GIVEN DATA
───
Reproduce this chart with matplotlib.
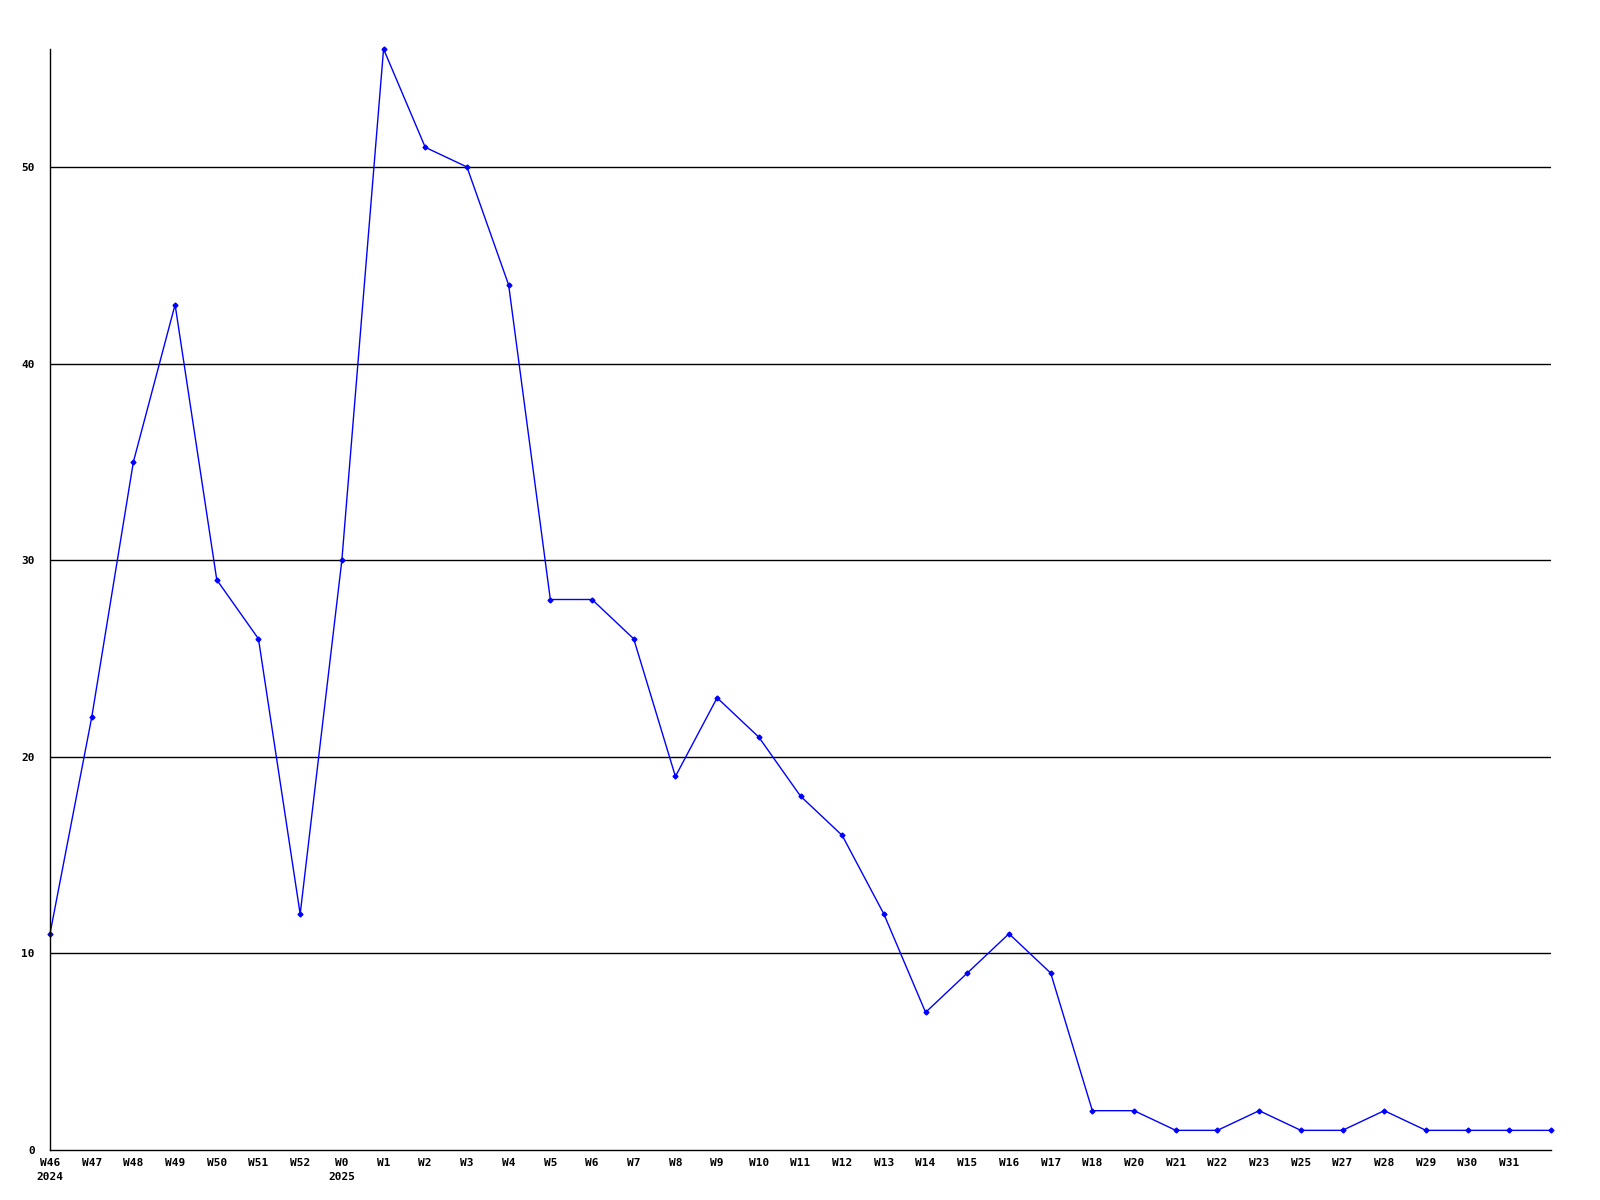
import matplotlib
matplotlib.use("Agg")
import matplotlib.pyplot as plt

weeks = ["W46", "W47", "W48", "W49", "W50", "W51", "W52", "W0", "W1", "W2",
         "W3", "W4", "W5", "W6", "W7", "W8", "W9", "W10", "W11", "W12",
         "W13", "W14", "W15", "W16", "W17", "W18", "W20", "W21", "W22", "W23",
         "W25", "W27", "W28", "W29", "W30", "W31", ""]
years = {0: "2024", 7: "2025"}
counts = [11, 22, 35, 43, 29, 26, 12, 30, 56, 51,
          50, 44, 28, 28, 26, 19, 23, 21, 18, 16,
          12, 7, 9, 11, 9, 2, 2, 1, 1, 2,
          1, 1, 2, 1, 1, 1, 1]

fig = plt.figure(figsize=(16, 12), dpi=100)
ax = fig.add_axes([50/1600, 1 - 1150/1200, 1501/1600, 1101/1200])

x = list(range(len(counts)))
ax.plot(x, counts, color="#0000ff", lw=1, marker="D", ms=2.5, clip_on=False)

ax.set_xlim(0, len(counts) - 1)
ax.set_ylim(0, 56)

for v in [10, 20, 30, 40, 50]:
    ax.axhline(v, color="black", lw=1, zorder=0)

labels = [w + ("\n" + years[i] if i in years else "") for i, w in enumerate(weeks)]
ax.set_xticks(x)
ax.set_xticklabels(labels, fontfamily="DejaVu Sans Mono", fontweight="bold",
                   fontsize=8, linespacing=1.5, va="top")
ax.set_yticks([0, 10, 20, 30, 40, 50])
ax.set_yticklabels(["0", "10", "20", "30", "40", "50"], fontfamily="DejaVu Sans Mono",
                   fontweight="bold", fontsize=8)
ax.tick_params(axis="both", length=0)
ax.tick_params(axis="x", pad=6)
ax.tick_params(axis="y", pad=11)

for s in ["top", "right"]:
    ax.spines[s].set_visible(False)
for s in ["left", "bottom"]:
    ax.spines[s].set_linewidth(1)
    ax.spines[s].set_color("black")

fig.savefig("out.png", dpi=100)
───
Begin at the first line of the data above and repeat each line exactly, stopping after the line containing "import matplotlib.pyplot as plt". Omit the pictures.

RESULT OF THE TASK
Reproduce this chart with matplotlib.
import matplotlib
matplotlib.use("Agg")
import matplotlib.pyplot as plt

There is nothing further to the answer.